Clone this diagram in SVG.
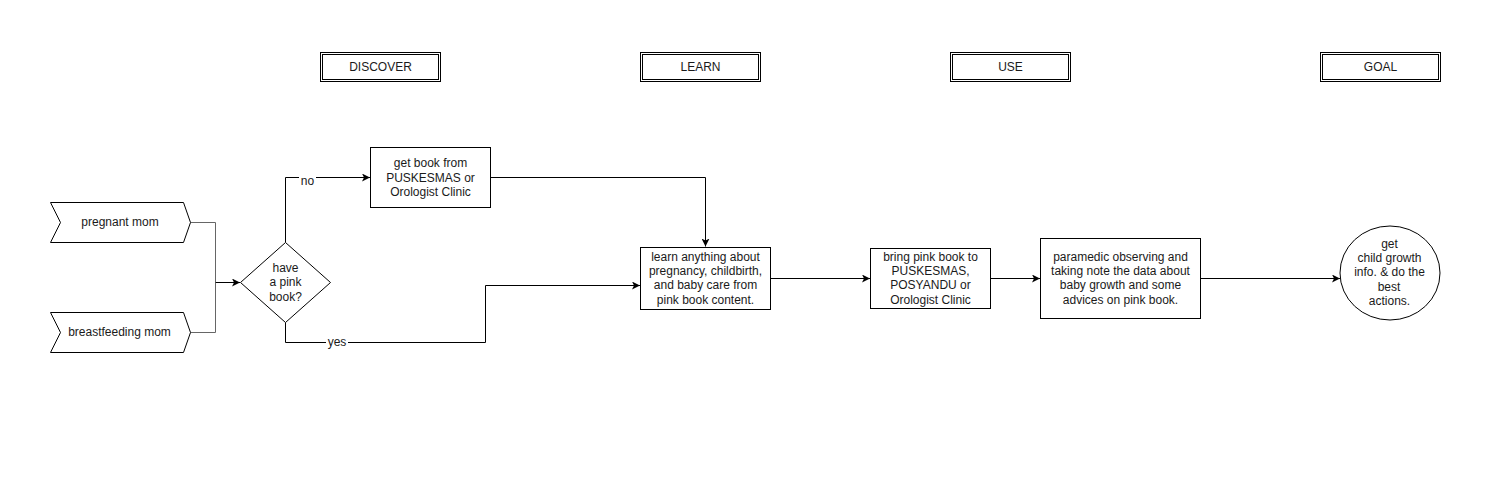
<svg xmlns="http://www.w3.org/2000/svg" width="1501" height="492" viewBox="0 0 1501 492">
<defs>
<marker id="arr" viewBox="0 0 10 10" refX="10" refY="5" markerWidth="8" markerHeight="8" markerUnits="userSpaceOnUse" orient="auto">
<path d="M0,0 L10,5 L0,10 L2.5,5 Z" fill="#000"/>
</marker>
</defs>
<style>
text{font-family:"Liberation Sans",Arial,sans-serif;font-size:12px;fill:#1a1a1a;text-anchor:middle;dominant-baseline:central}
.box{fill:#fff;stroke:#000;stroke-width:1}
.edge{fill:none;stroke:#000;stroke-width:1}
.feed{fill:none;stroke:#666;stroke-width:1}
.lbl{fill:#fff;stroke:none}
</style>
<rect width="1501" height="492" fill="#fff"/>

<g id="hdr-discover">
<rect class="box" x="320.5" y="52.5" width="120" height="29"/>
<rect class="box" x="322.5" y="54.5" width="116" height="25"/>
<text x="380.5" y="67">DISCOVER</text>
</g>
<g id="hdr-learn">
<rect class="box" x="640.5" y="52.5" width="120" height="29"/>
<rect class="box" x="642.5" y="54.5" width="116" height="25"/>
<text x="700.5" y="67">LEARN</text>
</g>
<g id="hdr-use">
<rect class="box" x="950.5" y="52.5" width="120" height="29"/>
<rect class="box" x="952.5" y="54.5" width="116" height="25"/>
<text x="1010.5" y="67">USE</text>
</g>
<g id="hdr-goal">
<rect class="box" x="1320.5" y="52.5" width="120" height="29"/>
<rect class="box" x="1322.5" y="54.5" width="116" height="25"/>
<text x="1380.5" y="67">GOAL</text>
</g>

<g id="connectors">
<path class="feed" d="M190.5,222.5 H215.5 V282.5"/>
<path class="feed" d="M190.5,332.5 H215.5 V282.5"/>
<path class="edge" d="M215.5,282.5 H240" marker-end="url(#arr)"/>
<path class="edge" d="M285.5,242.5 V177.5 H370" marker-end="url(#arr)"/>
<rect class="lbl" x="299" y="173" width="17" height="14"/>
<text x="307.5" y="181">no</text>
<path class="edge" d="M285.5,322.5 V342.5 H485.5 V285.5 H640" marker-end="url(#arr)"/>
<rect class="lbl" x="326" y="335" width="22" height="14"/>
<text x="337" y="342">yes</text>
<path class="edge" d="M490.5,177.5 H705.5 V246.5" marker-end="url(#arr)"/>
<path class="edge" d="M770.5,278.5 H870" marker-end="url(#arr)"/>
<path class="edge" d="M990.5,278.5 H1040" marker-end="url(#arr)"/>
<path class="edge" d="M1200.5,278.5 H1340" marker-end="url(#arr)"/>
</g>

<g id="pregnant">
<path class="box" d="M50.5,202.5 L183.5,202.5 L190.5,222.5 L183.5,242.5 L50.5,242.5 L60.5,222.5 Z"/>
<text x="120" y="222">pregnant mom</text>
</g>
<g id="breastfeeding">
<path class="box" d="M50.5,312.5 L183.5,312.5 L190.5,332.5 L183.5,352.5 L50.5,352.5 L60.5,332.5 Z"/>
<text x="119.5" y="332">breastfeeding mom</text>
</g>
<g id="decision">
<path class="box" d="M285.5,242.5 L330.5,282.5 L285.5,322.5 L240.5,282.5 Z"/>
<text x="285.5" y="267.5">have</text>
<text x="285.5" y="282">a pink</text>
<text x="285.5" y="296.5">book?</text>
</g>
<g id="getbook">
<rect class="box" x="370.5" y="147.5" width="120" height="60"/>
<text x="430.5" y="163">get book from</text>
<text x="430.5" y="177.5">PUSKESMAS or</text>
<text x="430.5" y="192">Orologist Clinic</text>
</g>
<g id="learn">
<rect class="box" x="640.5" y="247.5" width="130" height="62"/>
<text x="705.5" y="256.7">learn anything about</text>
<text x="705.5" y="271">pregnancy, childbirth,</text>
<text x="705.5" y="285.3">and baby care from</text>
<text x="705.5" y="299.6">pink book content.</text>
</g>
<g id="bring">
<rect class="box" x="870.5" y="248.5" width="120" height="60"/>
<text x="930.5" y="256.7">bring pink book to</text>
<text x="930.5" y="271">PUSKESMAS,</text>
<text x="930.5" y="285.3">POSYANDU or</text>
<text x="930.5" y="299.6">Orologist Clinic</text>
</g>
<g id="paramedic">
<rect class="box" x="1040.5" y="238.5" width="160" height="80"/>
<text x="1120.5" y="256.7">paramedic observing and</text>
<text x="1120.5" y="271">taking note the data about</text>
<text x="1120.5" y="285.3">baby growth and some</text>
<text x="1120.5" y="299.6">advices on pink book.</text>
</g>
<g id="goal">
<ellipse class="box" cx="1390" cy="273" rx="50" ry="47"/>
<text x="1389.5" y="243.5">get</text>
<text x="1389.5" y="258">child growth</text>
<text x="1389.5" y="272.4">info. &amp; do the</text>
<text x="1389" y="286.8">best</text>
<text x="1389.5" y="301.2">actions.</text>
</g>
</svg>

======

# THE PROBLEM:
Repeat the listing in full and exactly. Leave any pictures out.

# RESPONSE TO THIS EXERCISE:
Clone this diagram in SVG.
<svg xmlns="http://www.w3.org/2000/svg" width="1501" height="492" viewBox="0 0 1501 492">
<defs>
<marker id="arr" viewBox="0 0 10 10" refX="10" refY="5" markerWidth="8" markerHeight="8" markerUnits="userSpaceOnUse" orient="auto">
<path d="M0,0 L10,5 L0,10 L2.5,5 Z" fill="#000"/>
</marker>
</defs>
<style>
text{font-family:"Liberation Sans",Arial,sans-serif;font-size:12px;fill:#1a1a1a;text-anchor:middle;dominant-baseline:central}
.box{fill:#fff;stroke:#000;stroke-width:1}
.edge{fill:none;stroke:#000;stroke-width:1}
.feed{fill:none;stroke:#666;stroke-width:1}
.lbl{fill:#fff;stroke:none}
</style>
<rect width="1501" height="492" fill="#fff"/>

<g id="hdr-discover">
<rect class="box" x="320.5" y="52.5" width="120" height="29"/>
<rect class="box" x="322.5" y="54.5" width="116" height="25"/>
<text x="380.5" y="67">DISCOVER</text>
</g>
<g id="hdr-learn">
<rect class="box" x="640.5" y="52.5" width="120" height="29"/>
<rect class="box" x="642.5" y="54.5" width="116" height="25"/>
<text x="700.5" y="67">LEARN</text>
</g>
<g id="hdr-use">
<rect class="box" x="950.5" y="52.5" width="120" height="29"/>
<rect class="box" x="952.5" y="54.5" width="116" height="25"/>
<text x="1010.5" y="67">USE</text>
</g>
<g id="hdr-goal">
<rect class="box" x="1320.5" y="52.5" width="120" height="29"/>
<rect class="box" x="1322.5" y="54.5" width="116" height="25"/>
<text x="1380.5" y="67">GOAL</text>
</g>

<g id="connectors">
<path class="feed" d="M190.5,222.5 H215.5 V282.5"/>
<path class="feed" d="M190.5,332.5 H215.5 V282.5"/>
<path class="edge" d="M215.5,282.5 H240" marker-end="url(#arr)"/>
<path class="edge" d="M285.5,242.5 V177.5 H370" marker-end="url(#arr)"/>
<rect class="lbl" x="299" y="173" width="17" height="14"/>
<text x="307.5" y="181">no</text>
<path class="edge" d="M285.5,322.5 V342.5 H485.5 V285.5 H640" marker-end="url(#arr)"/>
<rect class="lbl" x="326" y="335" width="22" height="14"/>
<text x="337" y="342">yes</text>
<path class="edge" d="M490.5,177.5 H705.5 V246.5" marker-end="url(#arr)"/>
<path class="edge" d="M770.5,278.5 H870" marker-end="url(#arr)"/>
<path class="edge" d="M990.5,278.5 H1040" marker-end="url(#arr)"/>
<path class="edge" d="M1200.5,278.5 H1340" marker-end="url(#arr)"/>
</g>

<g id="pregnant">
<path class="box" d="M50.5,202.5 L183.5,202.5 L190.5,222.5 L183.5,242.5 L50.5,242.5 L60.5,222.5 Z"/>
<text x="120" y="222">pregnant mom</text>
</g>
<g id="breastfeeding">
<path class="box" d="M50.5,312.5 L183.5,312.5 L190.5,332.5 L183.5,352.5 L50.5,352.5 L60.5,332.5 Z"/>
<text x="119.5" y="332">breastfeeding mom</text>
</g>
<g id="decision">
<path class="box" d="M285.5,242.5 L330.5,282.5 L285.5,322.5 L240.5,282.5 Z"/>
<text x="285.5" y="267.5">have</text>
<text x="285.5" y="282">a pink</text>
<text x="285.5" y="296.5">book?</text>
</g>
<g id="getbook">
<rect class="box" x="370.5" y="147.5" width="120" height="60"/>
<text x="430.5" y="163">get book from</text>
<text x="430.5" y="177.5">PUSKESMAS or</text>
<text x="430.5" y="192">Orologist Clinic</text>
</g>
<g id="learn">
<rect class="box" x="640.5" y="247.5" width="130" height="62"/>
<text x="705.5" y="256.7">learn anything about</text>
<text x="705.5" y="271">pregnancy, childbirth,</text>
<text x="705.5" y="285.3">and baby care from</text>
<text x="705.5" y="299.6">pink book content.</text>
</g>
<g id="bring">
<rect class="box" x="870.5" y="248.5" width="120" height="60"/>
<text x="930.5" y="256.7">bring pink book to</text>
<text x="930.5" y="271">PUSKESMAS,</text>
<text x="930.5" y="285.3">POSYANDU or</text>
<text x="930.5" y="299.6">Orologist Clinic</text>
</g>
<g id="paramedic">
<rect class="box" x="1040.5" y="238.5" width="160" height="80"/>
<text x="1120.5" y="256.7">paramedic observing and</text>
<text x="1120.5" y="271">taking note the data about</text>
<text x="1120.5" y="285.3">baby growth and some</text>
<text x="1120.5" y="299.6">advices on pink book.</text>
</g>
<g id="goal">
<ellipse class="box" cx="1390" cy="273" rx="50" ry="47"/>
<text x="1389.5" y="243.5">get</text>
<text x="1389.5" y="258">child growth</text>
<text x="1389.5" y="272.4">info. &amp; do the</text>
<text x="1389" y="286.8">best</text>
<text x="1389.5" y="301.2">actions.</text>
</g>
</svg>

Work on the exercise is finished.